According to, the organization's latest findings from the second half of 2006 found equity derivative's notional value outstanding at $7.2 trillion. This number represents roughly a fifth of the credit derivative's total, which was reported to be around $34.5 trillion. Experts agree that the data points to the fact that the problems within the equity derivatives market are a lot less severe.

Nevertheless, the concern was still big enough for 17 major equity derivatives dealers to pen a letter to the Federal Reserve Bank of New York's President Timothy Geithner, voicing their rising concern with their market's stability.

When you consider all of the derivatives assets classes, the equity derivatives instruments are the ones with the longest elapsed time between trade date and confirmation execution. The 17 dealers addressed the issue in the letter, an issue that became a top priority for many banks in 2007.

What the dealers were hoping to secure was a new standard - one which would require confirmations executed within five days of the transaction to be placed on electronic platforms and within 30 days for ones that are either new or happen to be ones that rely on long-form confirmations.

The most crucial part for the dealer would be to properly standardize documentation for products that are traded at a frequent rate. This would be achieved with the use of master confirmation agreements. It would result in the dealers being able to process as many transactions as possible electronically.

"Many products don't have standardized documentation, so [the process] is slower than on the credit side," says Stephanie Price, vice president and senior legal counsel for the Managed Funds Association. "We're starting from further back in terms of getting onto electronic platforms."

One other thing that has grown increasingly important in the differences between the equity and credit derivatives backlog has been the difference found among counterparties. When it comes to the credit derivatives side, inter-dealer transactions make up a vast majority of the trading volume. On the other hand, equity derivatives see trades which are between dealers and buy-side counterparties such as hedge funds. In other words, both equity derivatives buyers and hedge funds alike are capable of playing a fairly large role in improving the market's efficiency.

The dealers' November letter to the bank stated that each bank would be required to reduce the number of equity derivative trade confirmations which are outstanding for more than 30 days by 25 percent. It is a requirement which was to be met by January 31 of this year but according to a May 15 letter issued by the New York Fed, the requirements were not met.
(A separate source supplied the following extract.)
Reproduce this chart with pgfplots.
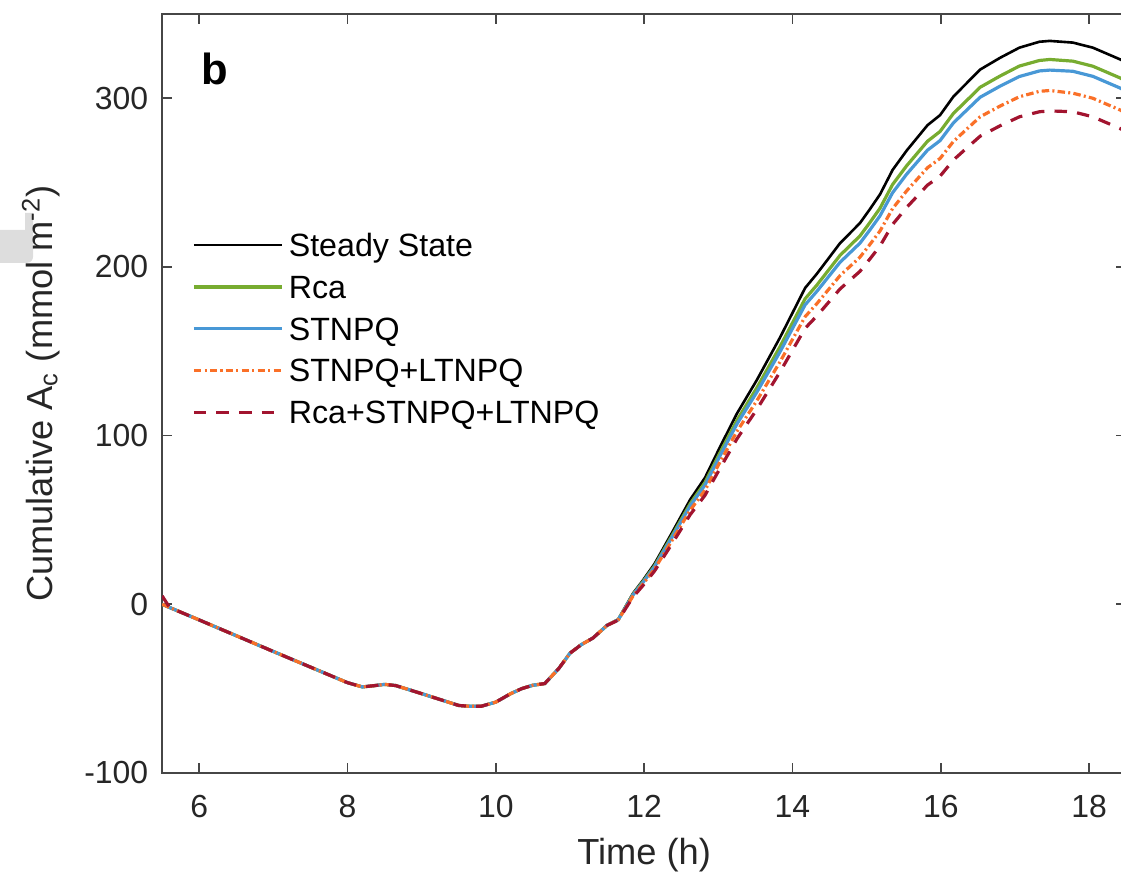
\documentclass[border=0pt]{standalone}
\usepackage{fontspec}
\setmainfont{Liberation Sans}
\usepackage{pgfplots}
\pgfplotsset{compat=1.18}
\usepackage{pgfplotstable}
\definecolor{axgray}{RGB}{38,38,38}
\definecolor{spine}{RGB}{70,70,70}
\definecolor{cgreen}{RGB}{119,172,48}
\definecolor{cblue}{RGB}{72,152,214}
\definecolor{corange}{RGB}{250,112,40}
\definecolor{cred}{RGB}{162,20,47}
\definecolor{blob}{RGB}{221,221,221}

% cumulative assimilation, columns: time, steady state, Rca, STNPQ, STNPQ+LTNPQ, Rca+STNPQ+LTNPQ
\pgfplotstableread{
t     ss     rca    st     stlt   all
5.5   0      0      0      0      5
5.6   -1.9   -1.9   -1.9   -1.9   -1.9
6.0   -9.3   -9.3   -9.3   -9.3   -9.3
7.0   -28    -28    -28    -28    -28
8.0   -46.5  -46.5  -46.5  -46.5  -46.5
8.2   -49    -49    -49    -49    -49
8.35  -48.3  -48.3  -48.3  -48.3  -48.3
8.5   -47.5  -47.5  -47.5  -47.5  -47.5
8.65  -48.2  -48.2  -48.2  -48.2  -48.2
9.0   -53    -53    -53    -53    -53
9.5   -60    -60    -60    -60    -60
9.65  -60.5  -60.5  -60.5  -60.5  -60.5
9.8   -60.5  -60.5  -60.5  -60.5  -60.5
10.0  -58    -58    -58    -58    -58
10.2  -53    -53    -53    -53    -53
10.35 -50    -50    -50    -50    -50
10.5  -48    -48    -48    -48    -48
10.66 -47    -47    -47    -47    -47
10.85 -38    -38    -38    -38    -38
11.0  -29    -29    -29    -29    -29
11.15 -24    -24    -24    -24    -24
11.31 -20    -20    -20    -20    -20
11.5  -12.5  -12.5  -12.5  -12.5  -12.5
11.65 -9     -9.1   -9.2   -9.3   -9.4
11.85 6.5    5.9    5.6    4.9    4.3
11.98 14     13.2   12.7   11.8   10.9
12.14 24     22.8   22.2   20.9   19.7
12.37 42     40.3   39.3   37.4   35.5
12.62 62     59.6   58.3   55.7   53.1
12.82 75     72.2   70.7   67.6   64.6
13.02 93     89.6   87.8   84.1   80.4
13.25 113    109    106.8  102.4  98
13.52 133    128.4  125.8  120.7  115.6
13.83 158    152.6  149.5  143.6  137.6
14.17 187.5  181.1  177.5  170.5  163.6
14.33 196    189.3  185.6  178.3  171
14.64 214    206.8  202.7  194.8  186.9
14.91 226    218.4  214.1  205.8  197.4
15.04 234    226.1  221.7  213.1  204.5
15.18 243    234.8  230.3  221.3  212.4
15.35 257.5  248.9  244    234.6  225.2
15.54 269    260    255    245.1  235.3
15.82 284    274.5  269.2  258.8  248.5
15.99 290    280.3  274.9  264.3  253.8
16.17 301    291    285.4  274.4  263.4
16.35 309    298.7  293    281.7  270.5
16.53 317    306.5  300.6  289    277.5
16.8  324    313.2  307.2  295.4  283.7
17.06 330    319.1  312.9  300.9  289
17.33 333.5  322.4  316.2  304.1  292
17.47 334    323    316.7  304.6  292.5
17.78 333    322    316    303    292
18.05 330    319    313    300    289
18.42 323    312    306    293    282
18.5  321    310    304    291    280
}\cumdata

\begin{document}
\begin{tikzpicture}
% stray grey patch at the left edge of the panel
\fill[blob] (-55.9pt,175.9pt) -- (-55.9pt,187.2pt) -- (-47.2pt,187.2pt) -- (-47.2pt,193.1pt)
  -- (-44.5pt,193.1pt) -- (-44.5pt,178pt) to[out=-90,in=0] (-46.5pt,175.9pt) -- cycle;
\begin{axis}[
  scale only axis, width=332.4pt, height=261.7pt,
  xmin=5.5, xmax=18.5, ymin=-100, ymax=350,
  xtick={6,8,...,18}, ytick={-100,0,...,300},
  tick align=inside, major tick length=3.5pt,
  axis line style={spine, line width=0.7pt},
  every tick/.style={spine, line width=0.6pt},
  tick label style={font=\fontsize{11}{13}\selectfont, text=axgray},
  /pgf/number format/assume math mode=true,
  x tick label style={anchor=base, yshift=-15.5pt},
  y tick label style={xshift=-1.3pt},
  xlabel={Time (h)},
  ylabel={Cumulative A\textsubscript{c} (mmol m\textsuperscript{-2})},
  label style={font=\fontsize{12.5}{15}\selectfont, text=axgray},
  xlabel style={at={(axis description cs:0.5,-0.12)}, anchor=base},
  ylabel style={at={(axis description cs:-0.114,0.5)}, anchor=base},
  no markers,
  legend cell align=left,
  legend image code/.code={\draw[#1] (0pt,1.1pt) -- (30.3pt,1.1pt);},
  legend style={at={(rel axis cs:0.0306,0.7194)}, anchor=north west,
    draw=none, fill=none, inner sep=0pt, row sep=0pt,
    font=\fontsize{11.1}{13}\selectfont,
    nodes={inner xsep=1.9pt, inner ysep=2pt, text height=8pt, text depth=2.4pt}},
]
\addplot[black, line width=0.9pt] table[x=t, y=ss] {\cumdata};
\addplot[cgreen, line width=1.1pt] table[x=t, y=rca] {\cumdata};
\addplot[cblue, line width=1.1pt] table[x=t, y=st] {\cumdata};
\addplot[corange, line width=1.1pt, dash pattern=on 2.6pt off 1.1pt on 0.7pt off 1.1pt] table[x=t, y=stlt] {\cumdata};
\addplot[cred, line width=1.1pt, dash pattern=on 4.3pt off 3.5pt] table[x=t, y=all] {\cumdata};
\legend{Steady State, Rca, STNPQ, STNPQ+LTNPQ, Rca+STNPQ+LTNPQ}
\node[anchor=base west, inner sep=0pt, font=\fontsize{15}{18}\selectfont\bfseries] at (axis cs:6.02,308) {b};
\end{axis}
\pgfresetboundingbox
\path[use as bounding box] (-55.9pt,-35.2pt) rectangle (330.6pt,266.5pt);
\end{tikzpicture}
\end{document}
In another May 15 letter (this one issued once again by the dealers), the newly-stated targets were made for the electronic execution of 55 percent of eligible trades between major dealers beginning this June. By September, the dealers hope that the number will rise to 70 percent and then even higher, to 80 percent in November. The letter also maintained that they would continue their efforts to reduce the number of outstanding equity derivative trade confirmations by 40 percent as of June 30 and by September, expect to see a reduction by 50 percent.

A roadmap for improvement in electronic processing should be presented by the dealers as early as September 30. As the letter states, the dealers are very mindful of the market standard confirmation processing guidelines and plan to stick to the necessary requirements. If all goes according to plan, the new guidelines foresee a trading environment in which confirmations will be issued within one business day of the transaction for all electronic trades and within 10 days for the non-electronic ones. There will also be matches issued within five days on electronic platforms and 30 days for on-paper execution.

The dealer's clients should circle July 31 on their calendars; a presentation designed to bring them up to speed with the new changes is currently scheduled for that day.